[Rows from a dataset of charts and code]
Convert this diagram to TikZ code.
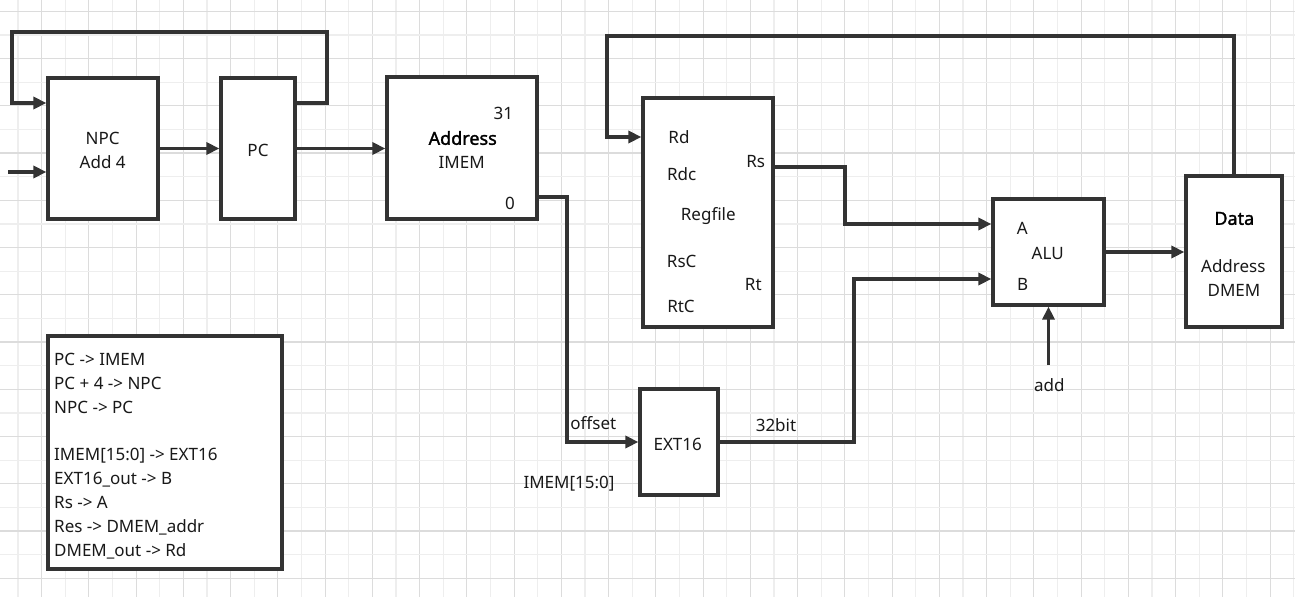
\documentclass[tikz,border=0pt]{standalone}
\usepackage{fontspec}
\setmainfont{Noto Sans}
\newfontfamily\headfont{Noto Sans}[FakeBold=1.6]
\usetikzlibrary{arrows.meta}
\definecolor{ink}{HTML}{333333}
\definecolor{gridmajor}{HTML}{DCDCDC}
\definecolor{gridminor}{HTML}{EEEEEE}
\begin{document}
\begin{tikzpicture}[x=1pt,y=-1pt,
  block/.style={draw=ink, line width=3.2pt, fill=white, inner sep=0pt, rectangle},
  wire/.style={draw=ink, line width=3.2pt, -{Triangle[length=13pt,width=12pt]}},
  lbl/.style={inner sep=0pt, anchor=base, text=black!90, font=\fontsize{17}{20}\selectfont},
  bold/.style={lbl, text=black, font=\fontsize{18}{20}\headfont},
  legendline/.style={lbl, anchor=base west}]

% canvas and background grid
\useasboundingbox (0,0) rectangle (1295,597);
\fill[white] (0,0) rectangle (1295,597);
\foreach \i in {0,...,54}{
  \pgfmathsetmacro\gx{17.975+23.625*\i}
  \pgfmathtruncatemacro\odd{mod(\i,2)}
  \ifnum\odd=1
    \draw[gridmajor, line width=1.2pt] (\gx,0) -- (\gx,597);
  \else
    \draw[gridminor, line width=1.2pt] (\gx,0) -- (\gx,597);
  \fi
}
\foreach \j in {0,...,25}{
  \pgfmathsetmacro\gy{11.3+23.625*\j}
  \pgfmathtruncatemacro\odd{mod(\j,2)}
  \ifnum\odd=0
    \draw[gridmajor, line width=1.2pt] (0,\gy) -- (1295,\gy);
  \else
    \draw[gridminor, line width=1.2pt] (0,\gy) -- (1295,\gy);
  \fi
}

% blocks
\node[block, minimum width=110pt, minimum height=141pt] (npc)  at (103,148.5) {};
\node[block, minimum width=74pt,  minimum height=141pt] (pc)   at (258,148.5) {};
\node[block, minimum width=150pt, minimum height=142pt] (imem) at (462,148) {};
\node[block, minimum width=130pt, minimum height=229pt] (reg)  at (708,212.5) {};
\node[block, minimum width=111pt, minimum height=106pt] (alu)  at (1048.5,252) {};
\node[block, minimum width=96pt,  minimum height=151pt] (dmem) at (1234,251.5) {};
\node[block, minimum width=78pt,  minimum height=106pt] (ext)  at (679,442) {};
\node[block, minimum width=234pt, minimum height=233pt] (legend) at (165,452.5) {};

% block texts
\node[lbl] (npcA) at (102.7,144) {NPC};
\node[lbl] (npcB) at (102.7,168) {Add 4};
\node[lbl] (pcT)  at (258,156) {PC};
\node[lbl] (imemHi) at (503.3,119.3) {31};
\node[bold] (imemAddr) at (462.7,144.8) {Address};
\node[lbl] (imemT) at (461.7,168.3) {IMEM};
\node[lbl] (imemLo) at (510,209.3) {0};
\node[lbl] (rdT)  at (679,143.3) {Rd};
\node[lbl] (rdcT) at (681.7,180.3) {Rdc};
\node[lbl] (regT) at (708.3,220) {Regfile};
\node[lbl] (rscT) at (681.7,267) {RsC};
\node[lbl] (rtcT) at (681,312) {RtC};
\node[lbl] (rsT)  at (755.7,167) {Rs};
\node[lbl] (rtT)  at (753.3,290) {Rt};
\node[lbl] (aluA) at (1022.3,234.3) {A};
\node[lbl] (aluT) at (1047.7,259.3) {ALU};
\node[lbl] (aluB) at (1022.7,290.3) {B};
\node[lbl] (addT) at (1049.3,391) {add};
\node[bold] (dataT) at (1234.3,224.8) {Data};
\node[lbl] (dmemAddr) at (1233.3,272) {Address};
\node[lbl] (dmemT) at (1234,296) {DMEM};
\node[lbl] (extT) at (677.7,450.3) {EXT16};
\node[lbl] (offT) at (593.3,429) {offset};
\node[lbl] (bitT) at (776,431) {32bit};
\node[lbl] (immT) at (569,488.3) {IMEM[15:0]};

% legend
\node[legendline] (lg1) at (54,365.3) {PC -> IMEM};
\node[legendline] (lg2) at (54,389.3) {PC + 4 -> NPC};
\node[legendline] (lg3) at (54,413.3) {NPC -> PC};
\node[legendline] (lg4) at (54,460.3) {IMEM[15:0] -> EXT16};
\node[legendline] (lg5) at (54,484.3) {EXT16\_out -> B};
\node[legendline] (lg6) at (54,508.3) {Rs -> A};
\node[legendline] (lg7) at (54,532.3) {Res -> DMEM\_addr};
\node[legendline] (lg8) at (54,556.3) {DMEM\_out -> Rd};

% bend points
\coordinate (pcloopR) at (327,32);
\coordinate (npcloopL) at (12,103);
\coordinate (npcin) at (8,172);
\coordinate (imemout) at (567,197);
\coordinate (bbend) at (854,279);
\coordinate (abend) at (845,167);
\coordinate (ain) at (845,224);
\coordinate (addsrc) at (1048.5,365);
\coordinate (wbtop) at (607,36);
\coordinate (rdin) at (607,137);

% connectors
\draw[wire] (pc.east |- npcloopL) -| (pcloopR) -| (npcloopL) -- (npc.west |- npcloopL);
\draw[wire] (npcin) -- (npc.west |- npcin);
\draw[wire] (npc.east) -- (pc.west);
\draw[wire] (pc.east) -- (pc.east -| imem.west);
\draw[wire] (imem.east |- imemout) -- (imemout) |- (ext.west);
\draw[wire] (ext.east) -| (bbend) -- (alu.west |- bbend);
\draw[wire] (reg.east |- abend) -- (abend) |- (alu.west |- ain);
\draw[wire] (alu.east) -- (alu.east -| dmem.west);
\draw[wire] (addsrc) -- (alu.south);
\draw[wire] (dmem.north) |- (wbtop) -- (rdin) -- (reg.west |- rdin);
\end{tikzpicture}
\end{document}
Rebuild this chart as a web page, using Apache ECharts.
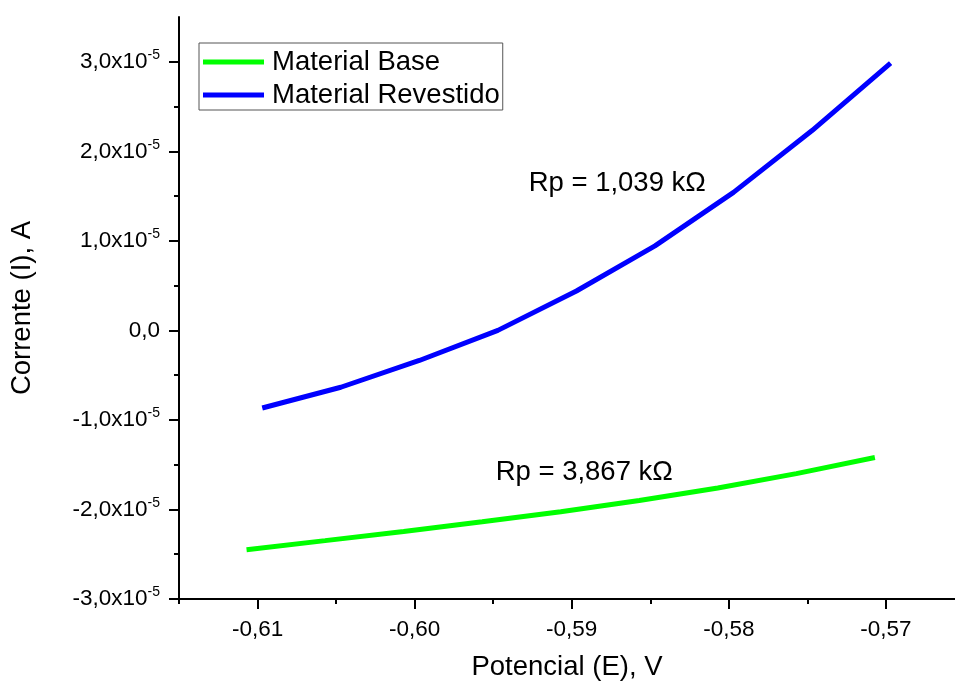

Exercise details
From the entries above, output every line exactly and omit any image.

Answer to the exercise
Convert this diagram to TikZ code.
\documentclass[tikz,border=0pt]{standalone}
\usepackage{fontspec}
\setmainfont{Noto Sans}
\newfontfamily\headfont{Noto Sans}[FakeBold=1.6]
\usetikzlibrary{arrows.meta}
\definecolor{ink}{HTML}{333333}
\definecolor{gridmajor}{HTML}{DCDCDC}
\definecolor{gridminor}{HTML}{EEEEEE}
\begin{document}
\begin{tikzpicture}[x=1pt,y=-1pt,
  block/.style={draw=ink, line width=3.2pt, fill=white, inner sep=0pt, rectangle},
  wire/.style={draw=ink, line width=3.2pt, -{Triangle[length=13pt,width=12pt]}},
  lbl/.style={inner sep=0pt, anchor=base, text=black!90, font=\fontsize{17}{20}\selectfont},
  bold/.style={lbl, text=black, font=\fontsize{18}{20}\headfont},
  legendline/.style={lbl, anchor=base west}]

% canvas and background grid
\useasboundingbox (0,0) rectangle (1295,597);
\fill[white] (0,0) rectangle (1295,597);
\foreach \i in {0,...,54}{
  \pgfmathsetmacro\gx{17.975+23.625*\i}
  \pgfmathtruncatemacro\odd{mod(\i,2)}
  \ifnum\odd=1
    \draw[gridmajor, line width=1.2pt] (\gx,0) -- (\gx,597);
  \else
    \draw[gridminor, line width=1.2pt] (\gx,0) -- (\gx,597);
  \fi
}
\foreach \j in {0,...,25}{
  \pgfmathsetmacro\gy{11.3+23.625*\j}
  \pgfmathtruncatemacro\odd{mod(\j,2)}
  \ifnum\odd=0
    \draw[gridmajor, line width=1.2pt] (0,\gy) -- (1295,\gy);
  \else
    \draw[gridminor, line width=1.2pt] (0,\gy) -- (1295,\gy);
  \fi
}

% blocks
\node[block, minimum width=110pt, minimum height=141pt] (npc)  at (103,148.5) {};
\node[block, minimum width=74pt,  minimum height=141pt] (pc)   at (258,148.5) {};
\node[block, minimum width=150pt, minimum height=142pt] (imem) at (462,148) {};
\node[block, minimum width=130pt, minimum height=229pt] (reg)  at (708,212.5) {};
\node[block, minimum width=111pt, minimum height=106pt] (alu)  at (1048.5,252) {};
\node[block, minimum width=96pt,  minimum height=151pt] (dmem) at (1234,251.5) {};
\node[block, minimum width=78pt,  minimum height=106pt] (ext)  at (679,442) {};
\node[block, minimum width=234pt, minimum height=233pt] (legend) at (165,452.5) {};

% block texts
\node[lbl] (npcA) at (102.7,144) {NPC};
\node[lbl] (npcB) at (102.7,168) {Add 4};
\node[lbl] (pcT)  at (258,156) {PC};
\node[lbl] (imemHi) at (503.3,119.3) {31};
\node[bold] (imemAddr) at (462.7,144.8) {Address};
\node[lbl] (imemT) at (461.7,168.3) {IMEM};
\node[lbl] (imemLo) at (510,209.3) {0};
\node[lbl] (rdT)  at (679,143.3) {Rd};
\node[lbl] (rdcT) at (681.7,180.3) {Rdc};
\node[lbl] (regT) at (708.3,220) {Regfile};
\node[lbl] (rscT) at (681.7,267) {RsC};
\node[lbl] (rtcT) at (681,312) {RtC};
\node[lbl] (rsT)  at (755.7,167) {Rs};
\node[lbl] (rtT)  at (753.3,290) {Rt};
\node[lbl] (aluA) at (1022.3,234.3) {A};
\node[lbl] (aluT) at (1047.7,259.3) {ALU};
\node[lbl] (aluB) at (1022.7,290.3) {B};
\node[lbl] (addT) at (1049.3,391) {add};
\node[bold] (dataT) at (1234.3,224.8) {Data};
\node[lbl] (dmemAddr) at (1233.3,272) {Address};
\node[lbl] (dmemT) at (1234,296) {DMEM};
\node[lbl] (extT) at (677.7,450.3) {EXT16};
\node[lbl] (offT) at (593.3,429) {offset};
\node[lbl] (bitT) at (776,431) {32bit};
\node[lbl] (immT) at (569,488.3) {IMEM[15:0]};

% legend
\node[legendline] (lg1) at (54,365.3) {PC -> IMEM};
\node[legendline] (lg2) at (54,389.3) {PC + 4 -> NPC};
\node[legendline] (lg3) at (54,413.3) {NPC -> PC};
\node[legendline] (lg4) at (54,460.3) {IMEM[15:0] -> EXT16};
\node[legendline] (lg5) at (54,484.3) {EXT16\_out -> B};
\node[legendline] (lg6) at (54,508.3) {Rs -> A};
\node[legendline] (lg7) at (54,532.3) {Res -> DMEM\_addr};
\node[legendline] (lg8) at (54,556.3) {DMEM\_out -> Rd};

% bend points
\coordinate (pcloopR) at (327,32);
\coordinate (npcloopL) at (12,103);
\coordinate (npcin) at (8,172);
\coordinate (imemout) at (567,197);
\coordinate (bbend) at (854,279);
\coordinate (abend) at (845,167);
\coordinate (ain) at (845,224);
\coordinate (addsrc) at (1048.5,365);
\coordinate (wbtop) at (607,36);
\coordinate (rdin) at (607,137);

% connectors
\draw[wire] (pc.east |- npcloopL) -| (pcloopR) -| (npcloopL) -- (npc.west |- npcloopL);
\draw[wire] (npcin) -- (npc.west |- npcin);
\draw[wire] (npc.east) -- (pc.west);
\draw[wire] (pc.east) -- (pc.east -| imem.west);
\draw[wire] (imem.east |- imemout) -- (imemout) |- (ext.west);
\draw[wire] (ext.east) -| (bbend) -- (alu.west |- bbend);
\draw[wire] (reg.east |- abend) -- (abend) |- (alu.west |- ain);
\draw[wire] (alu.east) -- (alu.east -| dmem.west);
\draw[wire] (addsrc) -- (alu.south);
\draw[wire] (dmem.north) |- (wbtop) -- (rdin) -- (reg.west |- rdin);
\end{tikzpicture}
\end{document}
Rebuild this chart as a web page, using Apache ECharts.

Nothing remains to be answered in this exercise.